Investors are concerned that a proposed increase in salaries for millions of civil servants and demands for more rural support will derail Prime Minister Narendra Modi’s fiscal consolidation plans. Central bank Governor Raghuram Rajan kept interest rates unchanged this month and said he’d watch inflation and the annual budget on Feb. 29 before adding to last year’s four rate reductions. Consumer inflation accelerated to a 17-month high in January.
“Fears of fiscal slippage are weighing on the minds of investors,” said Ajay Manglunia, Mumbai-based head of fixed income at Edelweiss Financial Services Ltd. “A higher budget deficit will put upward pressure on inflation and lead to a longer pause on interest rates.”
The cost to lock in borrowing costs for a year rose three basis points to 7.01 percent in Mumbai, the highest since Jan. 15, data compiled by Bloomberg show. The yield on sovereign bonds due January 2026 climbed five basis points to 7.82 percent after rising four basis points on Monday, according to prices from the Reserve Bank of India’s trading system. It has jumped 24 basis points since the debt was issued in early January.

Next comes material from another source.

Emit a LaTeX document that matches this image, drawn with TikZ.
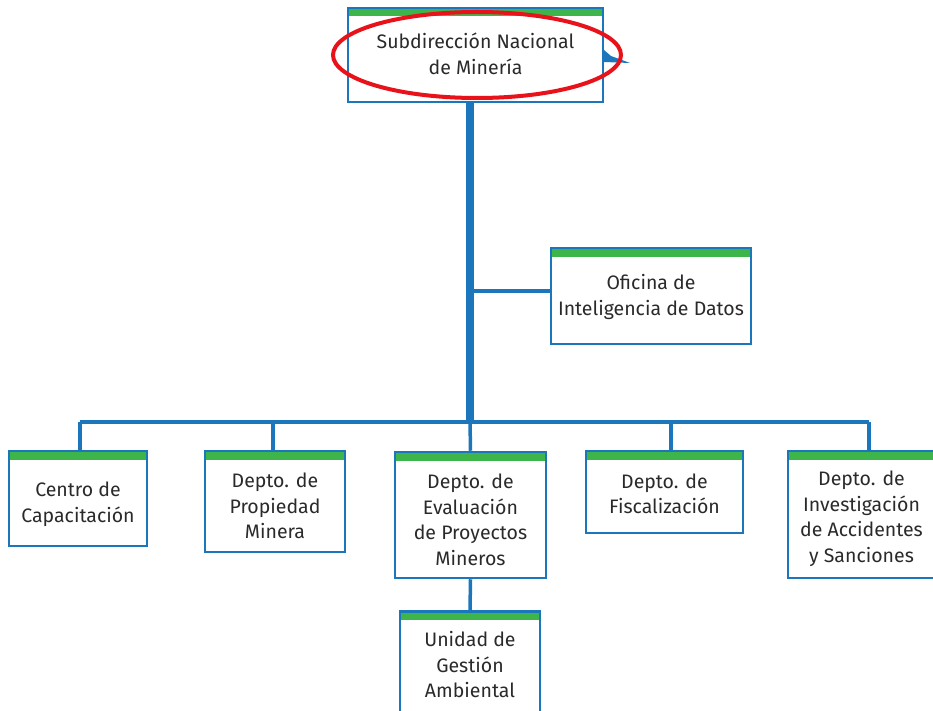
\documentclass[tikz,border=0pt]{standalone}
\usepackage{fontspec}
\setmainfont{Fira Sans}
\definecolor{orgblue}{HTML}{1C76BC}
\definecolor{orggreen}{HTML}{3DB54A}
\definecolor{txtgray}{HTML}{2A2A2A}
\definecolor{markred}{HTML}{E8121A}
\newcommand\boxtext[2]{\raisebox{#1}[\height][\depth]{\begin{tabular}{@{}c@{}}#2\end{tabular}}}
\begin{document}
\begin{tikzpicture}[x=1pt,y=-1pt,
  orgbox/.style={draw=orgblue, line width=2.5pt, fill=white, inner sep=0pt,
    text=txtgray, font=\fontsize{19.5}{25.5}\selectfont,
    path picture={\fill[orggreen] (path picture bounding box.north west) rectangle ([yshift=-8.5pt]path picture bounding box.north east);}},
  thin link/.style={draw=orgblue, line width=3.5pt},
  trunk/.style={draw=orgblue, line width=8pt}]
\useasboundingbox (0,0) rectangle (933,711);
% boxes
\node[orgbox, minimum width=255pt, minimum height=94pt] (top) at (475.5,55) {\boxtext{-1.5pt}{Subdirección Nacional\\de Minería}};
\node[orgbox, minimum width=200pt, minimum height=96pt] (ofi) at (651,296) {\boxtext{-1.5pt}{Oficina de\\Inteligencia de Datos}};
\node[orgbox, minimum width=138pt, minimum height=95pt] (cen) at (78,498.5) {\boxtext{-6pt}{Centro de\\Capacitación}};
\node[orgbox, minimum width=140pt, minimum height=101pt] (pro) at (275,501.5) {\boxtext{-6.5pt}{Depto. de\\Propiedad\\Minera}};
\node[orgbox, minimum width=151pt, minimum height=126pt] (eva) at (470.5,515) {\boxtext{-7pt}{Depto. de\\Evaluación\\de Proyectos\\Mineros}};
\node[orgbox, minimum width=157pt, minimum height=82pt] (fis) at (664.5,492) {\boxtext{-4pt}{Depto. de\\Fiscalización}};
\node[orgbox, minimum width=147pt, minimum height=127pt] (inv) at (861.5,514.5) {\boxtext{-4.5pt}{Depto. de\\Investigación\\de Accidentes\\y Sanciones}};
\node[orgbox, minimum width=140pt, minimum height=110pt, anchor=north] (uni) at (470,610) {\boxtext{-1pt}{Unidad de\\Gestión\\Ambiental}};
% connectors
\coordinate (busL) at (80,422);
\coordinate (busR) at (869,422);
\coordinate (busM) at (470,422);
\draw[thin link] (busL) -- (busR);
\draw[trunk] (top.south -| busM) -- ([yshift=2pt]busM);
\draw[thin link] (470,291) -- (ofi.west |- 0,291);
\draw[thin link] (busL) -- (busL |- cen.north);
\draw[thin link] (273,422) -- (273,451);
\draw[thin link] (busM) -- (eva.north);
\draw[thin link] (671,422) -- (671,451);
\draw[thin link] (busR) -- (busR |- inv.north);
\draw[thin link] (eva.south) -- (uni.north);
% small blue mark at top box edge
\fill[orgblue] (604,50) -- (611,56) -- (630,63) -- (604,62) -- cycle;
% red highlight ellipse
\draw[markred, line width=4pt] (477,55) ellipse [x radius=144, y radius=43];
\end{tikzpicture}
\end{document}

Modi’s government will raise its deficit target for the year starting April 1 to 3.7 percent of gross domestic product from 3.5 percent projected earlier, according to predictions from Standard Chartered Plc and Nomura Holdings Inc.
The rupee ended little changed at 68.5875 a dollar, prices from local banks compiled by Bloomberg show. It declined to as low as 68.6925 on Monday, near a record 68.845 seen in August 2013. The currency has weakened 3.6 percent this year in Asia’s worst performance after the South Korean won.